Your task is to copy the listing exactly, with the pictures left out.
---------- Data block ----------
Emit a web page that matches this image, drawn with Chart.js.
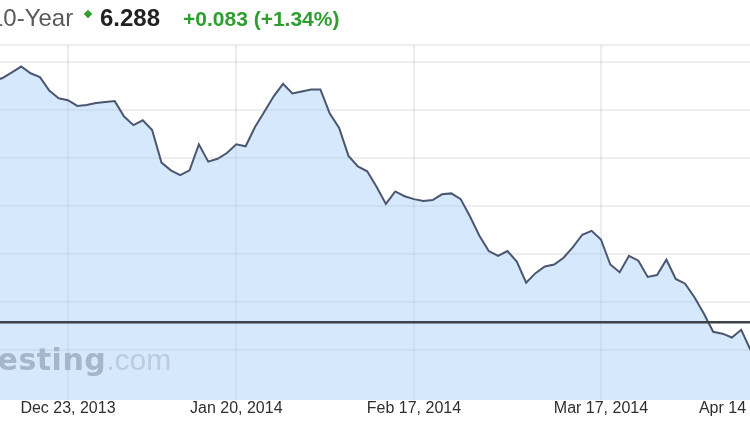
<!DOCTYPE html>
<html lang="en">
<head>
    <meta charset="UTF-8">
    <title>10-Year Bond Yield</title>
    <script src="https://cdn.jsdelivr.net/npm/chart.js"></script>
    <style>
        html, body { margin: 0; padding: 0; background: #fff; }
        #wrap {
            position: relative; width: 750px; height: 422px; overflow: hidden;
            font-family: "Liberation Sans", Arial, sans-serif;
        }
        #yieldChart { position: absolute; left: 0; top: 0; }
        .q { position: absolute; top: 0; line-height: 36px; white-space: nowrap; }
        #name { left: -10px; font-size: 24px; color: #5a5a5a; }
        #arrow {
            position: absolute; left: 85px; top: 11px; width: 6px; height: 6px;
            background: #2f9e2f; transform: rotate(45deg);
        }
        #last { left: 100px; font-size: 24px; font-weight: bold; color: #222; }
        #change { left: 183px; top: 1px; font-size: 21px; font-weight: bold; color: #2f9e2f; }
        /* cropped investing.com watermark */
        #mark {
            position: absolute; left: -56px; top: 345px; line-height: 30px; font-size: 30px;
            white-space: nowrap; pointer-events: none;
        }
        #mark b { font-family: "DejaVu Sans", sans-serif; color: #a6b5c8; letter-spacing: 0.5px; }
        #mark span { color: #bccbdd; }
    </style>
</head>
<body>
<div id="wrap">
    <canvas id="yieldChart" width="750" height="422"></canvas>
    <span class="q" id="name">10-Year</span>
    <div id="arrow"></div>
    <span class="q" id="last">6.288</span>
    <span class="q" id="change">+0.083 (+1.34%)</span>
    <div id="mark"><b>Investing</b><span>.com</span></div>
</div>

<script>
    // session index of first value (Dec 23, 2013 = 0)
    const firstSession = -8;
    const yields = [
        6.530, 6.533, 6.539, 6.545, 6.538, 6.534, 6.520, 6.512,
        6.510, 6.504, 6.505, 6.507, 6.508, 6.509, 6.493, 6.484, 6.489, 6.479,
        6.445, 6.437, 6.432, 6.437, 6.464, 6.446, 6.449, 6.455, 6.464, 6.462,
        6.482, 6.498, 6.514, 6.527, 6.517, 6.519, 6.521, 6.521, 6.496, 6.481,
        6.452, 6.441, 6.436, 6.420, 6.402, 6.415, 6.410, 6.407, 6.405, 6.406,
        6.412, 6.413, 6.407, 6.389, 6.369, 6.353, 6.348, 6.353, 6.342, 6.320,
        6.330, 6.337, 6.339, 6.346, 6.357, 6.370, 6.374, 6.365, 6.339, 6.331,
        6.348, 6.343, 6.326, 6.328, 6.344, 6.324, 6.319, 6.305, 6.288, 6.269,
        6.267, 6.263, 6.271, 6.250
    ];
    const levelLine = 6.279;

    // x axis
    const tickSessions = [0, 18, 37, 57, 70];
    const tickLabels = ['Dec 23, 2013', 'Jan 20, 2014', 'Feb 17, 2014', 'Mar 17, 2014', 'Apr 14'];
    const xMin = -7.27, xMax = 72.94;

    // y axis (labels sit off to the right, outside the crop)
    const yGrid = [6.25, 6.30, 6.35, 6.40, 6.45, 6.50, 6.55, 6.5674];
    const yMin = 6.198, yMax = 6.5674;

    const points = yields.map((v, i) => ({ x: firstSession + i, y: v }));
    const lastSession = firstSession + yields.length - 1;
    const levelPoints = [{ x: firstSession, y: levelLine }, { x: lastSession + 1, y: levelLine }];

    const gridColor = 'rgba(0,0,0,0.065)';

    new Chart(document.getElementById('yieldChart'), {
        type: 'line',
        data: {
            datasets: [
                {
                    data: levelPoints,
                    borderColor: '#3d4249',
                    borderWidth: 2.5,
                    pointRadius: 0,
                    fill: false
                },
                {
                    data: points,
                    borderColor: '#4b5670',
                    borderWidth: 2,
                    pointRadius: 0,
                    tension: 0,
                    fill: 'start',
                    backgroundColor: 'rgba(140,190,246,0.36)'
                }
            ]
        },
        options: {
            responsive: false,
            animation: false,
            maintainAspectRatio: false,
            layout: { padding: { top: 45, bottom: 4, left: 0, right: 0 } },
            plugins: { legend: { display: false }, tooltip: { enabled: false } },
            scales: {
                x: {
                    type: 'linear',
                    min: xMin,
                    max: xMax,
                    afterBuildTicks: (axis) => { axis.ticks = tickSessions.map(v => ({ value: v })); },
                    ticks: {
                        autoSkip: false,
                        maxRotation: 0,
                        padding: 0,
                        color: '#2e2e2e',
                        font: { family: '"Liberation Sans", Arial, sans-serif', size: 16, lineHeight: 1.125 },
                        callback: (value) => {
                            const k = tickSessions.indexOf(value);
                            return k >= 0 ? tickLabels[k] : '';
                        }
                    },
                    grid: {
                        drawTicks: false,
                        lineWidth: 2,
                        color: (ctx) => ctx.index === tickSessions.length - 1 ? 'rgba(0,0,0,0)' : gridColor
                    },
                    border: { display: false }
                },
                y: {
                    min: yMin,
                    max: yMax,
                    afterBuildTicks: (axis) => { axis.ticks = yGrid.map(v => ({ value: v })); },
                    ticks: { display: false },
                    grid: { drawTicks: false, lineWidth: 2, color: gridColor },
                    border: { display: false }
                }
            }
        }
    });
</script>
</body>
</html>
----------
* Task solution *
Emit a web page that matches this image, drawn with Chart.js.
<!DOCTYPE html>
<html lang="en">
<head>
    <meta charset="UTF-8">
    <title>10-Year Bond Yield</title>
    <script src="https://cdn.jsdelivr.net/npm/chart.js"></script>
    <style>
        html, body { margin: 0; padding: 0; background: #fff; }
        #wrap {
            position: relative; width: 750px; height: 422px; overflow: hidden;
            font-family: "Liberation Sans", Arial, sans-serif;
        }
        #yieldChart { position: absolute; left: 0; top: 0; }
        .q { position: absolute; top: 0; line-height: 36px; white-space: nowrap; }
        #name { left: -10px; font-size: 24px; color: #5a5a5a; }
        #arrow {
            position: absolute; left: 85px; top: 11px; width: 6px; height: 6px;
            background: #2f9e2f; transform: rotate(45deg);
        }
        #last { left: 100px; font-size: 24px; font-weight: bold; color: #222; }
        #change { left: 183px; top: 1px; font-size: 21px; font-weight: bold; color: #2f9e2f; }
        /* cropped investing.com watermark */
        #mark {
            position: absolute; left: -56px; top: 345px; line-height: 30px; font-size: 30px;
            white-space: nowrap; pointer-events: none;
        }
        #mark b { font-family: "DejaVu Sans", sans-serif; color: #a6b5c8; letter-spacing: 0.5px; }
        #mark span { color: #bccbdd; }
    </style>
</head>
<body>
<div id="wrap">
    <canvas id="yieldChart" width="750" height="422"></canvas>
    <span class="q" id="name">10-Year</span>
    <div id="arrow"></div>
    <span class="q" id="last">6.288</span>
    <span class="q" id="change">+0.083 (+1.34%)</span>
    <div id="mark"><b>Investing</b><span>.com</span></div>
</div>

<script>
    // session index of first value (Dec 23, 2013 = 0)
    const firstSession = -8;
    const yields = [
        6.530, 6.533, 6.539, 6.545, 6.538, 6.534, 6.520, 6.512,
        6.510, 6.504, 6.505, 6.507, 6.508, 6.509, 6.493, 6.484, 6.489, 6.479,
        6.445, 6.437, 6.432, 6.437, 6.464, 6.446, 6.449, 6.455, 6.464, 6.462,
        6.482, 6.498, 6.514, 6.527, 6.517, 6.519, 6.521, 6.521, 6.496, 6.481,
        6.452, 6.441, 6.436, 6.420, 6.402, 6.415, 6.410, 6.407, 6.405, 6.406,
        6.412, 6.413, 6.407, 6.389, 6.369, 6.353, 6.348, 6.353, 6.342, 6.320,
        6.330, 6.337, 6.339, 6.346, 6.357, 6.370, 6.374, 6.365, 6.339, 6.331,
        6.348, 6.343, 6.326, 6.328, 6.344, 6.324, 6.319, 6.305, 6.288, 6.269,
        6.267, 6.263, 6.271, 6.250
    ];
    const levelLine = 6.279;

    // x axis
    const tickSessions = [0, 18, 37, 57, 70];
    const tickLabels = ['Dec 23, 2013', 'Jan 20, 2014', 'Feb 17, 2014', 'Mar 17, 2014', 'Apr 14'];
    const xMin = -7.27, xMax = 72.94;

    // y axis (labels sit off to the right, outside the crop)
    const yGrid = [6.25, 6.30, 6.35, 6.40, 6.45, 6.50, 6.55, 6.5674];
    const yMin = 6.198, yMax = 6.5674;

    const points = yields.map((v, i) => ({ x: firstSession + i, y: v }));
    const lastSession = firstSession + yields.length - 1;
    const levelPoints = [{ x: firstSession, y: levelLine }, { x: lastSession + 1, y: levelLine }];

    const gridColor = 'rgba(0,0,0,0.065)';

    new Chart(document.getElementById('yieldChart'), {
        type: 'line',
        data: {
            datasets: [
                {
                    data: levelPoints,
                    borderColor: '#3d4249',
                    borderWidth: 2.5,
                    pointRadius: 0,
                    fill: false
                },
                {
                    data: points,
                    borderColor: '#4b5670',
                    borderWidth: 2,
                    pointRadius: 0,
                    tension: 0,
                    fill: 'start',
                    backgroundColor: 'rgba(140,190,246,0.36)'
                }
            ]
        },
        options: {
            responsive: false,
            animation: false,
            maintainAspectRatio: false,
            layout: { padding: { top: 45, bottom: 4, left: 0, right: 0 } },
            plugins: { legend: { display: false }, tooltip: { enabled: false } },
            scales: {
                x: {
                    type: 'linear',
                    min: xMin,
                    max: xMax,
                    afterBuildTicks: (axis) => { axis.ticks = tickSessions.map(v => ({ value: v })); },
                    ticks: {
                        autoSkip: false,
                        maxRotation: 0,
                        padding: 0,
                        color: '#2e2e2e',
                        font: { family: '"Liberation Sans", Arial, sans-serif', size: 16, lineHeight: 1.125 },
                        callback: (value) => {
                            const k = tickSessions.indexOf(value);
                            return k >= 0 ? tickLabels[k] : '';
                        }
                    },
                    grid: {
                        drawTicks: false,
                        lineWidth: 2,
                        color: (ctx) => ctx.index === tickSessions.length - 1 ? 'rgba(0,0,0,0)' : gridColor
                    },
                    border: { display: false }
                },
                y: {
                    min: yMin,
                    max: yMax,
                    afterBuildTicks: (axis) => { axis.ticks = yGrid.map(v => ({ value: v })); },
                    ticks: { display: false },
                    grid: { drawTicks: false, lineWidth: 2, color: gridColor },
                    border: { display: false }
                }
            }
        }
    });
</script>
</body>
</html>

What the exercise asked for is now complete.